MIT-LCP / wfdb-python

Native Python WFDB package
MIT License
730 stars 298 forks source link

Updated checksum Calculation function: calc_checksum #463

Closed deepanshi-s closed 2 months ago

deepanshi-s commented 11 months ago

The current checksum logic in the wfdb-python library does not take into consideration the sign of the sum of the values. The function computes the sum and performs the mod operation without considering the correct range of the output and overflow. The resulting checksum values in the header file do not match with the corresponding values from the header file generated with MATLAB.

With the implemented logic here, the sum is first calculated and based on the sign of the value correct modulation operation is performed. Line 917-922 is for sum < 0 and line 924-927 is for sum >=0. The logic also accounts for the boundary condition (Line 919). The logic is line with MATLAB implementation of checksum calculation (https://github.com/ikarosilva/wfdb-app-toolbox/blob/6e81e0d4e7e275418bc13def7c29d6a4464a519b/mcode/mat2wfdb.m#L453).

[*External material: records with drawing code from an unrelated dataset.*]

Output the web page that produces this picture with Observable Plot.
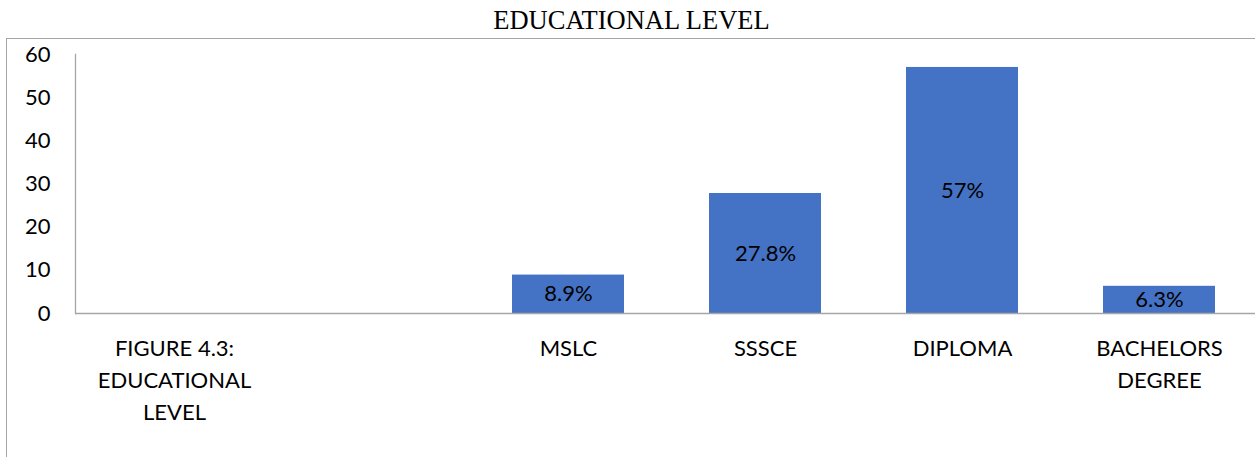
<!DOCTYPE html>
<html>
<head>
<meta charset="utf-8">
<script src="https://cdn.jsdelivr.net/npm/d3@7"></script>
<script src="https://cdn.jsdelivr.net/npm/@observablehq/plot@0.6"></script>
<style>
  html, body { margin: 0; padding: 0; background: #fff; overflow: hidden; width: 1255px; height: 457px; }
  #title { height: 38px; position: relative; font-family: "Liberation Serif", "Times New Roman", serif; font-size: 26.5px; color: #000; }
  #title span { position: absolute; left: 0; width: 1263px; text-align: center; top: 7px; line-height: 26px; }
  #frame { margin-left: 6px; border-top: 1px solid #a6a6a6; border-left: 1px solid #a6a6a6; height: 418px; width: 1248px; }
  #frame svg { display: block; overflow: visible; }
</style>
</head>
<body>
<div id="title"><span>EDUCATIONAL LEVEL</span></div>
<div id="frame"></div>
<script>
const categories = ["FIGURE 4.3: EDUCATIONAL LEVEL", " ", "MSLC", "SSSCE", "DIPLOMA", "BACHELORS DEGREE"];
const tickLabels = ["FIGURE 4.3:\nEDUCATIONAL\nLEVEL", "", "MSLC", "SSSCE", "DIPLOMA", "BACHELORS\nDEGREE"];
const barCategories = ["MSLC", "SSSCE", "DIPLOMA", "BACHELORS DEGREE"];
const barValues = [8.9, 27.8, 57, 6.3];
const barLabels = ["8.9%", "27.8%", "57%", "6.3%"];
const yTicks = [0, 10, 20, 30, 40, 50, 60];

const bars = barCategories.map((c, i) => ({cat: c, value: barValues[i], label: barLabels[i]}));
const labelRows = categories.map((c, i) => ({cat: c, text: tickLabels[i]}));

const font = "Lato, 'Open Sans', sans-serif";

const chart = Plot.plot({
  width: 1248,
  height: 418,
  marginTop: 15,
  marginBottom: 144,
  marginLeft: 68,
  marginRight: 0,
  style: {fontFamily: font, fontSize: "22px", color: "#000", background: "transparent"},
  x: {domain: categories, range: [68, 1252], paddingInner: 0.43, paddingOuter: 0.215, axis: null},
  y: {domain: [0, 60], ticks: yTicks, axis: null},
  marks: [
    Plot.barY(bars, {x: "cat", y: "value", fill: "#4472C4"}),
    Plot.ruleY([0], {stroke: "#a6a6a6", strokeWidth: 1.3}),
    Plot.frame({anchor: "left", stroke: "#a6a6a6", strokeWidth: 1.3}),
    Plot.axisY(yTicks, {tickSize: 0, tickPadding: 25, fontSize: 22, fill: "#000", label: null}),
    Plot.text(bars, {x: "cat", y: d => d.value / 2, text: "label", fontSize: 22, fill: "#000"}),
    Plot.text(labelRows, {x: "cat", y: 0, text: "text", lineAnchor: "top", dy: 20, lineHeight: 1.45, fontSize: 22, fill: "#000"})
  ]
});
document.getElementById("frame").appendChild(chart);
</script>
</body>
</html>
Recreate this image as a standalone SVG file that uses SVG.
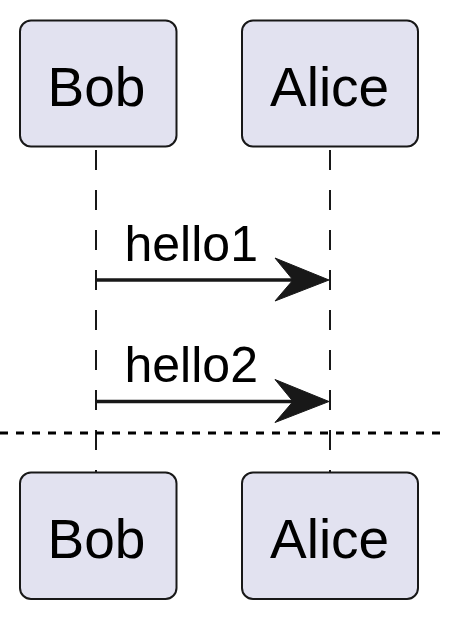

bemoody commented 11 months ago

Thanks for pointing this out. You're right that the checksums computed by wfdb-python differ from the checksums computed by libwfdb or by mat2wfdb. However, both the signed and unsigned checksum values have always been treated as "correct".

I think that when Chen was implementing checksums in wfdb-python, he felt that using the unsigned value was cleaner and more elegant. I tend to agree but don't think it matters much.

However, when using numpy, we don't need to go through the same contorted logic as used in Matlab. AFAIK, we could simply write:

cs = [int(c) for c in np.sum(self.d_signal, 0, dtype='uint16')]

to get the unsigned checksum (what wfdb-python does currently), or

cs = [int(c) for c in np.sum(self.d_signal, 0, dtype='int16')]

to get the signed checksum (what libwfdb or mat2wfdb does.)

Whatever we do, the behavior here needs to be consistent between the "expanded=True" and "expanded=False" cases.